Уже неделя прошла, как мне прописали последнее миропомазание, и я признаю, что не должен был доставлять столько хлопот. Но я был плохим игроком. Отказывался признать себя побежденным. Я не принадлежал себе. Мне надо было сдержать свое обещание, вернуться домой покрытым славой после сотни победоносных битв, написать «Войну и мир», стать французским посланником, короче, дать таланту моей матери полностью раскрыться. Кроме того, я отказывался уступить бесформенности. Настоящий художник не позволяет материалу победить себя, он пытается превозмочь своим вдохновением косную материю, пытается придать этому месиву некую форму, направленность, выражение.
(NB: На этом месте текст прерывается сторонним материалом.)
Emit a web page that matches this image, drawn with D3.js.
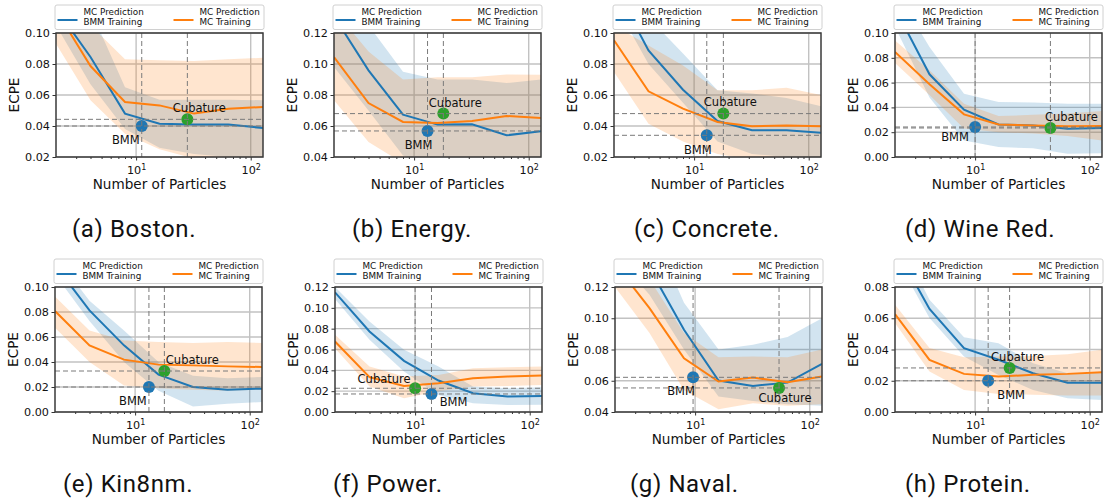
<!DOCTYPE html>
<html>
<head>
<meta charset="utf-8">
<script src="https://cdn.jsdelivr.net/npm/d3@7"></script>
<style>
  body { margin: 0; background: #fff; }
  svg { display: block; }
  text { font-family: "DejaVu Sans", sans-serif; fill: #111; }
</style>
</head>
<body>
<svg id="fig" width="1104" height="502"></svg>
<script>
/* données */
const particles = [2, 4, 8, 16, 32, 64, 128]

const captions = ['(a) Boston.', '(b) Energy.', '(c) Concrete.', '(d) Wine Red.',
                  '(e) Kin8nm.', '(f) Power.', '(g) Naval.', '(h) Protein.']

const yDomains = [[0.02, 0.10], [0.04, 0.12], [0.02, 0.10], [0.00, 0.10],
                  [0.00, 0.10], [0.00, 0.12], [0.04, 0.12], [0.00, 0.08]]

const yTickValues = [
  [0.02, 0.04, 0.06, 0.08, 0.10],
  [0.04, 0.06, 0.08, 0.10, 0.12],
  [0.02, 0.04, 0.06, 0.08, 0.10],
  [0.00, 0.02, 0.04, 0.06, 0.08, 0.10],
  [0.00, 0.02, 0.04, 0.06, 0.08, 0.10],
  [0.00, 0.02, 0.04, 0.06, 0.08, 0.10, 0.12],
  [0.04, 0.06, 0.08, 0.10, 0.12],
  [0.00, 0.02, 0.04, 0.06, 0.08]
]

const xMajorTicks = [10, 100]
const xMinorTicks = [3, 4, 5, 6, 7, 8, 9, 20, 30, 40, 50, 60, 70, 80, 90]

/* MC prediction, BMM training (bleu) */
const bmmMean = [
  [0.1158, 0.0845, 0.0480, 0.0415, 0.0409, 0.0409, 0.0387],
  [0.1308, 0.0959, 0.0673, 0.0609, 0.0611, 0.0540, 0.0566],
  [0.1307, 0.0888, 0.0634, 0.0432, 0.0372, 0.0372, 0.0357],
  [0.1200, 0.0667, 0.0382, 0.0263, 0.0255, 0.0228, 0.0234],
  [0.1176, 0.0813, 0.0533, 0.0299, 0.0200, 0.0179, 0.0187],
  [0.1149, 0.0773, 0.0491, 0.0302, 0.0180, 0.0148, 0.0154],
  [0.1600, 0.1320, 0.0926, 0.0601, 0.0567, 0.0588, 0.0708],
  [0.1057, 0.0659, 0.0409, 0.0334, 0.0248, 0.0188, 0.0188]
]
const bmmHigh = [
  [0.140, 0.115, 0.065, 0.057, 0.057, 0.057, 0.0566],
  [0.150, 0.125, 0.0950, 0.090, 0.090, 0.0877, 0.090],
  [0.140, 0.110, 0.0867, 0.063, 0.061, 0.058, 0.0527],
  [0.135, 0.0887, 0.051, 0.0444, 0.044, 0.043, 0.043],
  [0.125, 0.089, 0.0653, 0.040, 0.029, 0.027, 0.028],
  [0.120, 0.087, 0.0597, 0.0436, 0.0244, 0.0228, 0.0237],
  [0.180, 0.160, 0.110, 0.080, 0.083, 0.088, 0.100],
  [0.115, 0.0719, 0.0479, 0.044, 0.0312, 0.0248, 0.0252]
]
const bmmLow = [
  [0.105, 0.067, 0.038, 0.026, 0.022, 0.020, 0.018],
  [0.098, 0.070, 0.041, 0.035, 0.035, 0.032, 0.033],
  [0.120, 0.080, 0.055, 0.030, 0.022, 0.020, 0.019],
  [0.105, 0.048, 0.0134, 0.008, 0.007, 0.0027, 0.003],
  [0.110, 0.0728, 0.040, 0.017, 0.0045, 0.0067, 0.008],
  [0.1084, 0.0693, 0.0388, 0.0164, 0.0083, 0.0067, 0.007],
  [0.140, 0.115, 0.080, 0.050, 0.047, 0.045, 0.044],
  [0.100, 0.0601, 0.0355, 0.0237, 0.0141, 0.0088, 0.0077]
]

/* MC prediction, MC training (orange) */
const mcMean = [
  [0.1148, 0.0787, 0.0555, 0.0533, 0.0480, 0.0512, 0.0523],
  [0.1045, 0.0748, 0.0626, 0.0620, 0.0632, 0.0665, 0.0651],
  [0.0953, 0.0624, 0.0512, 0.0426, 0.0398, 0.0404, 0.0398],
  [0.0847, 0.0586, 0.0344, 0.0263, 0.0255, 0.0247, 0.0250],
  [0.0808, 0.0533, 0.0419, 0.0379, 0.0373, 0.0365, 0.0360],
  [0.0677, 0.0334, 0.0250, 0.0276, 0.0324, 0.0340, 0.0350],
  [0.1348, 0.1065, 0.0744, 0.0595, 0.0620, 0.0590, 0.0627],
  [0.0627, 0.0334, 0.0244, 0.0227, 0.0238, 0.0244, 0.0255]
]
const mcHigh = [
  [0.135, 0.105, 0.083, 0.0825, 0.082, 0.083, 0.084],
  [0.135, 0.108, 0.090, 0.0915, 0.0915, 0.0933, 0.093],
  [0.105, 0.092, 0.079, 0.063, 0.063, 0.0647, 0.060],
  [0.094, 0.070, 0.043, 0.033, 0.034, 0.035, 0.037],
  [0.0925, 0.0653, 0.0573, 0.056, 0.0552, 0.056, 0.0552],
  [0.0741, 0.0436, 0.034, 0.0356, 0.042, 0.043, 0.0436],
  [0.150, 0.125, 0.0905, 0.075, 0.0755, 0.075, 0.080],
  [0.0687, 0.0409, 0.0351, 0.0355, 0.0359, 0.037, 0.0398]
]
const mcLow = [
  [0.093, 0.0566, 0.035, 0.025, 0.019, 0.016, 0.015],
  [0.0766, 0.0497, 0.036, 0.030, 0.030, 0.030, 0.030],
  [0.0748, 0.0415, 0.030, 0.022, 0.018, 0.017, 0.017],
  [0.0758, 0.050, 0.023, 0.020, 0.019, 0.017, 0.0134],
  [0.0675, 0.040, 0.0213, 0.019, 0.0179, 0.017, 0.018],
  [0.0613, 0.0244, 0.0132, 0.020, 0.0244, 0.025, 0.026],
  [0.120, 0.0905, 0.054, 0.0417, 0.0456, 0.044, 0.045],
  [0.0569, 0.0259, 0.0141, 0.0116, 0.011, 0.0105, 0.0106]
]

/* points choisis [nombre de particules, ECPE] */
const bmmPoints = [[11.2, 0.040], [13.1, 0.0568], [12.9, 0.034], [10, 0.0242],
                   [13.2, 0.020], [13.9, 0.0173], [9.6, 0.0622], [13, 0.020]]
const cubPoints = [[28, 0.0443], [18, 0.068], [18, 0.048], [45.4, 0.0234],
                   [18, 0.0328], [10, 0.0228], [54, 0.0554], [20, 0.0282]]

/* mise en page */
const plotLeft = [56, 334, 614, 895, 55, 335, 615, 895]
const plotTop = [33, 33, 33, 33, 287, 287, 287, 287]
const plotH = [124, 124, 124, 124, 125, 125, 125, 125]
const plotW = 207
const captionX = [72, 352, 634, 905, 63, 333, 630, 905]
const captionY = [237, 237, 237, 237, 492, 492, 492, 492]
/* décalage des étiquettes par rapport au point (px) */
const bmmLabelOffset = [[-16, 14], [-9, 14], [-9, 15], [-20, 10], [-16, 14], [22, 8], [-12, 14], [23, 14]]
const cubLabelOffset = [[12, -11], [12, -11], [7, -12], [21, -11], [28, -11], [-31, -9], [6, 10], [8, -11]]

const blue = '#1f77b4', orange = '#ff7f0e', green = '#2ca02c'
const svg = d3.select('#fig')

const drawPanel = (i) => {
  const x0 = plotLeft[i], y0 = plotTop[i], h = plotH[i]
  const xScale = d3.scaleLog().domain([2, 128]).range([x0, x0 + plotW])
  const yScale = d3.scaleLinear().domain(yDomains[i]).range([y0 + h, y0])
  const g = svg.append('g')

  g.append('clipPath').attr('id', 'clip' + i)
    .append('rect').attr('x', x0).attr('y', y0).attr('width', plotW).attr('height', h)

  /* grille */
  g.selectAll('.hgrid').data(yTickValues[i]).enter().append('line')
    .attr('x1', x0).attr('x2', x0 + plotW)
    .attr('y1', d => yScale(d)).attr('y2', d => yScale(d))
    .attr('stroke', '#c2c2c2').attr('stroke-width', 1.4)
  g.selectAll('.vgrid').data(xMajorTicks).enter().append('line')
    .attr('x1', d => xScale(d)).attr('x2', d => xScale(d))
    .attr('y1', y0).attr('y2', y0 + h)
    .attr('stroke', '#c2c2c2').attr('stroke-width', 1.4)

  const plot = g.append('g').attr('clip-path', `url(#clip${i})`)

  const series = (mean, low, high) => particles.map((n, k) => ({ n, m: mean[i][k], lo: low[i][k], hi: high[i][k] }))
  const bmm = series(bmmMean, bmmLow, bmmHigh)
  const mc = series(mcMean, mcLow, mcHigh)

  const area = d3.area().x(d => xScale(d.n)).y0(d => yScale(d.lo)).y1(d => yScale(d.hi))
  const line = d3.line().x(d => xScale(d.n)).y(d => yScale(d.m))

  plot.append('path').datum(bmm).attr('d', area).attr('fill', blue).attr('fill-opacity', 0.2)
  plot.append('path').datum(mc).attr('d', area).attr('fill', orange).attr('fill-opacity', 0.2)
  plot.append('path').datum(bmm).attr('d', line).attr('fill', 'none').attr('stroke', blue).attr('stroke-width', 2)
  plot.append('path').datum(mc).attr('d', line).attr('fill', 'none').attr('stroke', orange).attr('stroke-width', 2)

  /* points BMM et Cubature */
  const pts = [{ p: bmmPoints[i], c: blue }, { p: cubPoints[i], c: green }]
  plot.selectAll('.pt').data(pts).enter().append('circle')
    .attr('cx', d => xScale(d.p[0])).attr('cy', d => yScale(d.p[1]))
    .attr('r', 6).attr('fill', d => d.c)

  /* lignes pointillées */
  plot.selectAll('.hdash').data(pts).enter().append('line')
    .attr('x1', x0).attr('x2', x0 + plotW)
    .attr('y1', d => yScale(d.p[1])).attr('y2', d => yScale(d.p[1]))
    .attr('stroke', '#7a7a7a').attr('stroke-width', 1).attr('stroke-dasharray', '5,3')
  plot.selectAll('.vdash').data(pts).enter().append('line')
    .attr('x1', d => xScale(d.p[0])).attr('x2', d => xScale(d.p[0]))
    .attr('y1', y0).attr('y2', y0 + h)
    .attr('stroke', '#7a7a7a').attr('stroke-width', 1).attr('stroke-dasharray', '5,3')

  /* étiquettes */
  const labels = [
    { t: 'BMM', p: bmmPoints[i], o: bmmLabelOffset[i] },
    { t: 'Cubature', p: cubPoints[i], o: cubLabelOffset[i] }
  ]
  g.selectAll('.lbl').data(labels).enter().append('text')
    .attr('x', d => xScale(d.p[0]) + d.o[0])
    .attr('y', d => yScale(d.p[1]) + d.o[1])
    .attr('text-anchor', 'middle').attr('dominant-baseline', 'central')
    .style('font-size', '11.5px')
    .text(d => d.t)

  /* axes */
  const yAxis = d3.axisLeft(yScale).tickValues(yTickValues[i])
    .tickFormat(d3.format('.2f')).tickSize(3.5).tickPadding(2.5)
  const ya = g.append('g').attr('transform', `translate(${x0},0)`).call(yAxis)

  const xAxis = d3.axisBottom(xScale).tickValues(xMajorTicks)
    .tickFormat(() => '10').tickSize(3.5).tickPadding(5.5)
  const xa = g.append('g').attr('transform', `translate(0,${y0 + h})`).call(xAxis)
  xa.selectAll('.tick text').append('tspan')
    .attr('dy', '-0.45em')
    .text(d => Math.round(Math.log10(d)))

  const xMinor = d3.axisBottom(xScale).tickValues(xMinorTicks).tickFormat('').tickSize(2)
  const xm = g.append('g').attr('transform', `translate(0,${y0 + h})`).call(xMinor)

  ;[ya, xa, xm].forEach(a => {
    a.select('.domain').remove()
    a.selectAll('line').attr('stroke', '#333').attr('stroke-width', 1)
    a.selectAll('text').style('font-size', '11.2px').style('font-family', '"DejaVu Sans", sans-serif').attr('fill', '#111')
  })
  xa.selectAll('tspan').style('font-size', '8px')

  /* titres des axes */
  g.append('text')
    .attr('x', x0 + plotW / 2).attr('y', y0 + h + 32)
    .attr('text-anchor', 'middle').style('font-size', '13.6px')
    .text('Number of Particles')
  g.append('text')
    .attr('transform', `translate(${x0 - 37},${y0 + h / 2}) rotate(-90)`)
    .attr('text-anchor', 'middle').style('font-size', '13.6px')
    .text('ECPE')

  /* cadre */
  g.append('rect').attr('x', x0).attr('y', y0).attr('width', plotW).attr('height', h)
    .attr('fill', 'none').attr('stroke', '#3a3a3a').attr('stroke-width', 1.5)

  /* légende */
  const lg = g.append('g')
  lg.append('rect')
    .attr('x', x0 - 1).attr('y', y0 - 28).attr('width', plotW + 2).attr('height', 24.5)
    .attr('rx', 2).attr('fill', '#fff').attr('stroke', '#d0d0d0').attr('stroke-width', 1)
  const entries = [
    { c: blue, dx: 1.5, l: ['MC Prediction', 'BMM Training'] },
    { c: orange, dx: 117.5, l: ['MC Prediction', 'MC Training'] }
  ]
  entries.forEach(e => {
    lg.append('line')
      .attr('x1', x0 + e.dx).attr('x2', x0 + e.dx + 20)
      .attr('y1', y0 - 13).attr('y2', y0 - 13)
      .attr('stroke', e.c).attr('stroke-width', 2)
    e.l.forEach((s, k) => {
      lg.append('text')
        .attr('x', x0 + e.dx + 26).attr('y', y0 - 18 + k * 10)
        .style('font-size', '8.8px')
        .text(s)
    })
  })

  /* sous-titre */
  svg.append('text')
    .attr('x', captionX[i]).attr('y', captionY[i])
    .style('font-family', 'Roboto, sans-serif').style('font-size', '24px')
    .style('letter-spacing', '0.6px')
    .text(captions[i])
}

for (let i = 0; i < 8; i++) {
  drawPanel(i)
}
</script>
</body>
</html>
Я не мог допустить, чтобы жизнь моей матери глупо закончилась в инфекционном отделении дамаскского госпиталя. Вся моя потребность в искусстве и моя тяга к прекрасному, то есть к справедливости, запрещали мне бросать свое прожитое произведение прежде, чем я увижу, как оно примет форму, прежде чем осветит мир вокруг меня, пусть хоть на мгновение, каким-нибудь братским и волнующим смыслом. Я не собирался ставить свое имя под документом, который мне протягивали боги, свидетельством ничтожества, небытия и нелепости. Я не мог быть бесталанным до такой степени.